As the term ‘lay-in’ suggests, the ceiling panels discussed in this article must be raised above the suspension system and then lowered onto the flange of the T-bar grid. Sufficient clearance must be provided between grid and items in cavity. This is especially a concern with rigid panels as flexible ones can be manipulated to fit into tighter spaces.
All ceilings have acoustic properties with varying degrees of noise reduction, transmission, and reflection. Yet, the term, ‘acoustic ceiling,’ does not have a consistent definition. Hence specifiers should use it sparingly and define what it means for particular projects.
Noise reduction is determined in accordance with ASTM C423, Standard Test Method for Sound Absorption and Sound Absorption Coefficients by the Reverberation Room Method, and expressed as a sound absorption average (SAA). SAA was adopted by ASTM in 2000 as a refined replacement for noise reduction coefficient (NRC). A SAA of 0.00 indicates zero sound absorption and SAA 1.00 suggests all impinging noise is absorbed. SAA ratings will usually be close in value to NRC ratings (ASTM C423, Standard Test Method for Sound Absorption and Sound Absorption Coefficients by the Reverberation Room Method, tests for suspended ceilings should use ASTM E795, Standard Practices for Mounting Test Specimens During Sound Absorption Tests, Mounting E. This mount holds the test specimen above the concrete floor of the reverberation room to simulate installation beneath a ceiling cavity. A 400-mm (16-in.) mounting height is commonly used).
Mineral fiber panels absorb sound by transforming airborne vibrations into heat that is generated by vibration of the fibers. Performance of these panels ranges from SAA 0.45 to 0.95. Thin metal and thermoformed panels act as diaphragms and dampen noise by transforming airborne vibrations into the mechanical motion of vibrating panels and by passing sound into the cavity where the viscous mass of air trapped above the ceiling dampens vibrations. For example, suspended thermoformed panels made of 0.33-mm (0.13-in.) thick material have SAA 25. Hard-surface ceiling panels, such as wood, are essentially reflective.

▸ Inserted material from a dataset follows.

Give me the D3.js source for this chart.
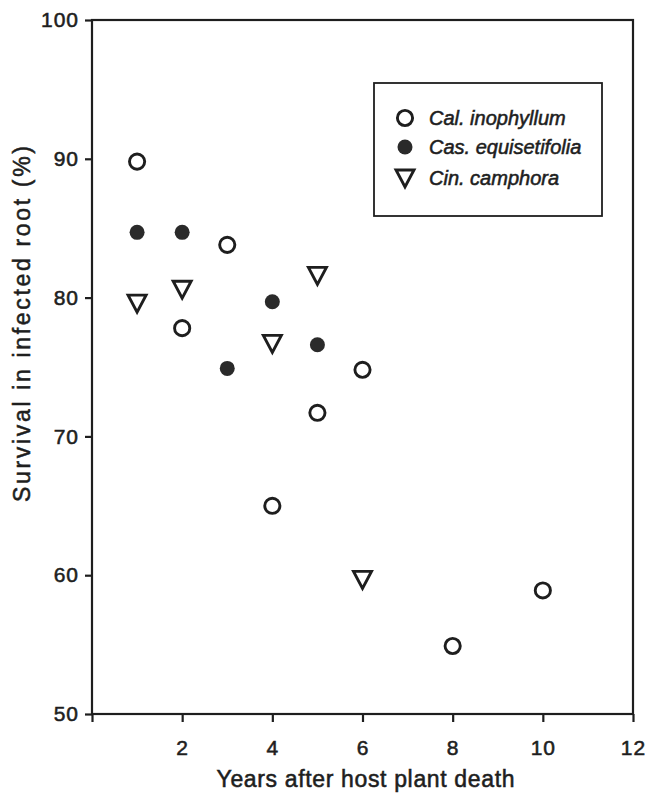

The absorption of wood, metal, and thermoformed panels can be boosted by perforating panels to create resonant sound absorption (Figure 4). Further, SAA improvements result from backloading panels with an acoustic insulation. In this manner, metal panels with a non-woven acoustic fabric backing can achieve nearly SAA 0.70 and the thermoformed panel with a 38-mm (1.5-in.) thick polyester fiber batt can achieve SAA 0.85.
Sound transmission losses are expressed primarily in:
Products with greater mass typically perform better in STC and CAC tests, which gives mineral fiber and solid wood the advantage over lighter-weight panels. Performance in the field could be degraded by penetrations through a ceiling such as light fixtures and fire sprinklers. Either the ASTM E1414 test should be conducted with representative penetrations or measures must be taken to seal or cover penetrations. In this regard, drop-out and luminous ceilings (discussed later in the article) may be less compromised because luminaires and sprinklers need not penetrate ceiling panels.
Designers have a profusion of visual options for ceilings, ranging from smooth, monotone ceiling panels to riots of standard and custom color, relief, pattern, and texture (Figure 5).
A defining characteristic of suspended ceilings is the rectangular geometry of the suspension system. The grid could be given emphasis by, for example, using finishes that do not match the panel colors. Alternatively, the grid could be camouflaged by integrating it into a patterned scheme formed by decorative ceiling panels (Figure 6).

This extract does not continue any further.